Ce mercredi 24 septembre, au palais de la Colombe, Bah Oury a livré une défense juridique technique pour justifier le maintien de son gouvernement.
Une posture qui, si elle peut sembler conforme à la lettre de la loi, interroge sur l’esprit démocratique qui devrait animer cette transition historique.
Le Premier ministre s’abrite derrière une lecture littérale du texte constitutionnel : « Dans aucun article de cette Constitution, il n’est dit que le gouvernement doit démissionner. »
Cette approche purement légaliste révèle une vision restrictive des conventions démocratiques. Car si les textes ne prévoient pas expressément cette démission, les usages républicains l’exigent pourtant.
L’adoption d’une nouvelle Constitution marque traditionnellement une rupture institutionnelle majeure. Elle redéfinit les règles du jeu politique, redistribue les pouvoirs et, par conséquent, questionne la légitimité des institutions existantes.
Maintenir un gouvernement nommé sous l’ancien ordre « constitutionnel », pardon, la Charte, revient à nier cette dimension fondatrice.
Bah Oury invoque la « stabilité » pour justifier sa position, dénonçant ceux qui « voudraient qu’il y ait des changements perpétuels ».
Cette rhétorique habile masque mal une réalité plus prosaïque : la volonté de conserver le pouvoir coûte que coûte.
La véritable stabilité démocratique ne réside pas dans la permanence des hommes, mais dans la solidité des institutions et le respect des transitions.
En s’accrochant à son poste, le Premier ministre confond stabilité institutionnelle et continuité personnelle, deux concepts diamétralement opposés.
Plus troublant encore, cette obstination à demeurer en fonction interroge sur la source de légitimité du gouvernement actuel.
Nommé sous l’empire de la Charte de la transition, dans le cadre d’une transition militaire, l’exécutif tire-t-il aujourd’hui sa légitimité du nouveau texte fondamental adopté par le peuple ?
Cette ambiguïté constitutionnelle crée un dangereux précédent. Elle suggère qu’un gouvernement peut naviguer entre deux ordres juridiques, choisissant celui qui l’arrange selon les circonstances.
Une pratique qui fragilise l’État de droit et brouille les repères démocratiques.
L’adoption de la nouvelle Constitution offrait pourtant une opportunité unique de refonder les institutions sur des bases renouvelées.
Former un nouveau gouvernement, même provisoire, aurait symbolisé l’entrée effective de la Guinée dans cette « nouvelle ère politique » tant vantée par les autorités.
Cette démission symbolique aurait également permis de dissiper les soupçons d’instrumentalisation du processus constitutionnel.
En refusant ce geste, Bah Oury alimente les critiques de ceux qui dénoncent un référendum taillé sur mesure pour pérenniser le pouvoir en place.
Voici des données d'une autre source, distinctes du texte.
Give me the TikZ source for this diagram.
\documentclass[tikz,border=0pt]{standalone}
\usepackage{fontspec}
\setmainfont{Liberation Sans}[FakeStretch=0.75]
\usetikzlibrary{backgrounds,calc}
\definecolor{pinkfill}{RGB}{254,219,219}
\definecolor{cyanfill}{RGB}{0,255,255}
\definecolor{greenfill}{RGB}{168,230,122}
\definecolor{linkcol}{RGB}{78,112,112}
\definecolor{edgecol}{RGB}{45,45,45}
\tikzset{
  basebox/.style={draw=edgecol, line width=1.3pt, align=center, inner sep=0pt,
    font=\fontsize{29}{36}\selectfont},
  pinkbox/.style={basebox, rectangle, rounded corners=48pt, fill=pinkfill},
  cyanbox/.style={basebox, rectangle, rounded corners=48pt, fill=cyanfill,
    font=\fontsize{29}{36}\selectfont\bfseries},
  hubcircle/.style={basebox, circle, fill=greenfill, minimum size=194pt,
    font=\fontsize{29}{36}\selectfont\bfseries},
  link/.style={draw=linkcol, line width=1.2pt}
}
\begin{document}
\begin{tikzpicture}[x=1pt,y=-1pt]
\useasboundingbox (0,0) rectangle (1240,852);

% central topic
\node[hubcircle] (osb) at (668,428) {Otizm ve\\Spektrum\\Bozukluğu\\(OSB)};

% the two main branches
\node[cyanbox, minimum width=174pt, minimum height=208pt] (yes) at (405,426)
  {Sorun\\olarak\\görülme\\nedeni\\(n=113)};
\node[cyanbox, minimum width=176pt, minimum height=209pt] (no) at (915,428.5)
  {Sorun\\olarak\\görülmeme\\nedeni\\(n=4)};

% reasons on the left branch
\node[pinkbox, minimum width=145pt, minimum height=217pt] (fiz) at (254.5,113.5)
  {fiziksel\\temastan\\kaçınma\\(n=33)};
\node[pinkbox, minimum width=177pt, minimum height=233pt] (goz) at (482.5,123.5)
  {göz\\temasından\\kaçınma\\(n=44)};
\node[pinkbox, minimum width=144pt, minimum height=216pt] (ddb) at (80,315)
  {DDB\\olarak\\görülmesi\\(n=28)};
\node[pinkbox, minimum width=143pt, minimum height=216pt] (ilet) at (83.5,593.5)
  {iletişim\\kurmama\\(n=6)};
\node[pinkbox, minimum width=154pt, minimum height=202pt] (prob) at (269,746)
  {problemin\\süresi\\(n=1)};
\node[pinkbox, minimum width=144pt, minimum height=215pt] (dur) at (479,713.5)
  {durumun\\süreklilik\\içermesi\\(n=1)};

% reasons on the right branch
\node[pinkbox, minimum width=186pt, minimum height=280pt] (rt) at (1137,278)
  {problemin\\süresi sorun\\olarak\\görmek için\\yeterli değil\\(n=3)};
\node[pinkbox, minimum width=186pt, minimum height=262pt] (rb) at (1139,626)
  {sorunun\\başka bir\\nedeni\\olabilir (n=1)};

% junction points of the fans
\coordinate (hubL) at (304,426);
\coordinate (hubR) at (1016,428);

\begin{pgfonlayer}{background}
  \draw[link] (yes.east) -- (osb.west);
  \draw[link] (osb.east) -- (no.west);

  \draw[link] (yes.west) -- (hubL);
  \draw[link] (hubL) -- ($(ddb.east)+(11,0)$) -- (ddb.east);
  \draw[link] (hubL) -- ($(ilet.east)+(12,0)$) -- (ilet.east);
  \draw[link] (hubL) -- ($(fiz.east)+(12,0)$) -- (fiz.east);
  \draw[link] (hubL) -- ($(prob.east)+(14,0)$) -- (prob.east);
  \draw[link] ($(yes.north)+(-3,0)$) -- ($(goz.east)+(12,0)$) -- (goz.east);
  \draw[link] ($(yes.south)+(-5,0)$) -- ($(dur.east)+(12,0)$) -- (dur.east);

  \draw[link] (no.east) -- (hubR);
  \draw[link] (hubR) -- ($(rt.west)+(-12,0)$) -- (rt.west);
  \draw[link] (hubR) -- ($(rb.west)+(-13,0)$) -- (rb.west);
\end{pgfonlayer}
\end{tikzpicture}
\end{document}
Dans les démocraties consolidées, à démocratie effective, l’adoption d’une nouvelle Constitution s’accompagne systématiquement d’un renouvellement des équipes gouvernementales.
Cette pratique, codifiée ou coutumière, traduit le respect du verdict populaire et la volonté de donner corps au changement institutionnel.
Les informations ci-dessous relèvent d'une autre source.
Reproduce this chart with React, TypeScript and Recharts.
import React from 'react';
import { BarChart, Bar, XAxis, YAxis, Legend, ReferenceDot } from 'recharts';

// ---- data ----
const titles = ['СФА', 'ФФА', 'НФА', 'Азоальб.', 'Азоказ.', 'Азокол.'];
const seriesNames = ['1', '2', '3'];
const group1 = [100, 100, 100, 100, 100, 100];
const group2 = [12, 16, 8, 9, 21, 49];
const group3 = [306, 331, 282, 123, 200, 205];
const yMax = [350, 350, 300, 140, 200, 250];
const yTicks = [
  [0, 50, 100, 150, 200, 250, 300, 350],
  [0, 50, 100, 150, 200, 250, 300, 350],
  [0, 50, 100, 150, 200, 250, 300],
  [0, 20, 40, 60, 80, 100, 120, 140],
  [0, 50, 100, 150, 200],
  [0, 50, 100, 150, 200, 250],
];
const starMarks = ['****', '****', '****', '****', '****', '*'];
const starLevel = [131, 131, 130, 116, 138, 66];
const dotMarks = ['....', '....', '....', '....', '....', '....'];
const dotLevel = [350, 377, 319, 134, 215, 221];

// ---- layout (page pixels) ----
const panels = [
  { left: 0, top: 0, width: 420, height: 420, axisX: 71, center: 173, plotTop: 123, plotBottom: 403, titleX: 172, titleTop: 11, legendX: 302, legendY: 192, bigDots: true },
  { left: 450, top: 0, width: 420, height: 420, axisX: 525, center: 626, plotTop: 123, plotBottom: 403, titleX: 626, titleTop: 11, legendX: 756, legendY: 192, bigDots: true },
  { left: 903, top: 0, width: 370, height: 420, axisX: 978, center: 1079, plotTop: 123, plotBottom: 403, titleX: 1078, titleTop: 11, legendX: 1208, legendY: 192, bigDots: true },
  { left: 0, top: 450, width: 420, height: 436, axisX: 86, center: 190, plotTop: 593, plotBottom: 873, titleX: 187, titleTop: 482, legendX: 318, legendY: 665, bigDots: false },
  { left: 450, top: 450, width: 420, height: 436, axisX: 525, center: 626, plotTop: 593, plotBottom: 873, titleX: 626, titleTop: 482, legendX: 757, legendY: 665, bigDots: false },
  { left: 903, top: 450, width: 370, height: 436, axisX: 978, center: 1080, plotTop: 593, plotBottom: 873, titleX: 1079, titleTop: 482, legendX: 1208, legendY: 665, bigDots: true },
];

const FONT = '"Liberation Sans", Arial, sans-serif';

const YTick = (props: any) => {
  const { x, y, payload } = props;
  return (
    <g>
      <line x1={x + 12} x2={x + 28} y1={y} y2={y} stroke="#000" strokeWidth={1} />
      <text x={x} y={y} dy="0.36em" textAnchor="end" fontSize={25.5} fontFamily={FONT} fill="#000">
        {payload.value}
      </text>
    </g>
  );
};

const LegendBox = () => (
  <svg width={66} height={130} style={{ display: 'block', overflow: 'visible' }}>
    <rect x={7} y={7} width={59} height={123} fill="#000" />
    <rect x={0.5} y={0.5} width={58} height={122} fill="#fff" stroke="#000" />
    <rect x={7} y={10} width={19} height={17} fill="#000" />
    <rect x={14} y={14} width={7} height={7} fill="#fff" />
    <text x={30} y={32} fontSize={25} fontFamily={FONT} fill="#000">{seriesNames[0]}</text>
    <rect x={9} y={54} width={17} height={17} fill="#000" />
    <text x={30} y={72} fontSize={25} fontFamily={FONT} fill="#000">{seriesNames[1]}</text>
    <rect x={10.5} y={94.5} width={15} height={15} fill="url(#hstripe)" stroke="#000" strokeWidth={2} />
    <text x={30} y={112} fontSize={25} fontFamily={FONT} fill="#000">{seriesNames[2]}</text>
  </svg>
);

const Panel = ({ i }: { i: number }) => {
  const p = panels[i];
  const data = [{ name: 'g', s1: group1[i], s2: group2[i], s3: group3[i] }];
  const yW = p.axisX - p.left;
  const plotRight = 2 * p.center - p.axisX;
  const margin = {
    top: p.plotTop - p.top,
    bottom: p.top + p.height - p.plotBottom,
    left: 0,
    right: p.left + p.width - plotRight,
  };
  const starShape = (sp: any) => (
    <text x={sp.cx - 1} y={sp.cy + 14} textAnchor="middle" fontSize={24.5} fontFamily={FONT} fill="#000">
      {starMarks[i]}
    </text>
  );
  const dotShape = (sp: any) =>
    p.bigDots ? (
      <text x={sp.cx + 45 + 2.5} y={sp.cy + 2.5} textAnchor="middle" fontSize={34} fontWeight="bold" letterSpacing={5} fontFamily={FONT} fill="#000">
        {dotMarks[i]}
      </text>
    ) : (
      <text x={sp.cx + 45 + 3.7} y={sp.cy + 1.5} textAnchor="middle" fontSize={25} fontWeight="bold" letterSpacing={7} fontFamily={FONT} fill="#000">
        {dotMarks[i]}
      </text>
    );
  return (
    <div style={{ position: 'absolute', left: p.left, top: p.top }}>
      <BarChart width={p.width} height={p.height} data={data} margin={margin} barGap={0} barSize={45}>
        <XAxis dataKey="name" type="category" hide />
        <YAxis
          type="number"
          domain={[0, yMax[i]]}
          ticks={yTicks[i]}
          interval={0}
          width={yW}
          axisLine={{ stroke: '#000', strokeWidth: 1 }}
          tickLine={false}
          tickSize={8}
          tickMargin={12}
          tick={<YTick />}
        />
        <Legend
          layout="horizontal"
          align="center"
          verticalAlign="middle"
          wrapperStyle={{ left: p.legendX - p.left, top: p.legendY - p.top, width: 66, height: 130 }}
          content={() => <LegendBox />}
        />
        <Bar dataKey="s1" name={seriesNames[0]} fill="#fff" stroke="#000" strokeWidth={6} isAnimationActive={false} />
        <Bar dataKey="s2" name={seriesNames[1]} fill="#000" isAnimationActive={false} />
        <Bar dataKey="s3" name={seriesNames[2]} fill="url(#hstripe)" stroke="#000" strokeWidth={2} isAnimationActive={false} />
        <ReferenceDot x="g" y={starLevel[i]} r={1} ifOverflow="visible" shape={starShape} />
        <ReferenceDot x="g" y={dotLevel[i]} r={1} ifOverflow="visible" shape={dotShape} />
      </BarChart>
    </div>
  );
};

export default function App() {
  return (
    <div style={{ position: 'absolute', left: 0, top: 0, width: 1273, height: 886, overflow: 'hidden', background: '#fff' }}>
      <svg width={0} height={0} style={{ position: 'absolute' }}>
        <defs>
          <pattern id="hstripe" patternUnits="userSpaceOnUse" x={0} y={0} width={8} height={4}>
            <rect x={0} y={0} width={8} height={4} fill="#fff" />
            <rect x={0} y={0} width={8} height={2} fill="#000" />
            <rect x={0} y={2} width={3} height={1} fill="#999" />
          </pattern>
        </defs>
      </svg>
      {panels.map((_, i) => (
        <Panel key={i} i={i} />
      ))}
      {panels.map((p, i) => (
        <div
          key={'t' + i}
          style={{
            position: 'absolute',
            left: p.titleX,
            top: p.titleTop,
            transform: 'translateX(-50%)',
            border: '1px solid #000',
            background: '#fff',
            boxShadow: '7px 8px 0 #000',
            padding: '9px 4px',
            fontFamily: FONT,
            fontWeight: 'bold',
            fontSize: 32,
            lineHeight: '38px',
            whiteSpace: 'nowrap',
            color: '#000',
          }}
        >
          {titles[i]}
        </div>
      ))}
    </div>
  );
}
En Guinée, le choix de Bah Oury de s’arc-bouter sur une interprétation minimaliste du droit constitutionnel prive le pays de cette respiration démocratique.
Il transforme une victoire électorale en continuité administrative, vidant le référendum de sa portée transformatrice.
Cette posture du Premier ministre dessine les contours inquiétants d’une démocratie où les règles s’adaptent aux besoins du pouvoir.
Aujourd’hui, c’est l’absence de démission qui se justifie par le silence des textes. Demain, qu’est-ce qui empêchera d’invoquer ce même silence pour d’autres arrangements avec les principes démocratiques ?
La Guinée méritait mieux qu’une transition démocratique au rabais. Elle méritait des dirigeants capables de dépasser la lettre de la loi pour en incarner l’esprit. Le maintien de Bah Oury à la Primature constitue, à cet égard, un rendez-vous manqué avec l’Histoire.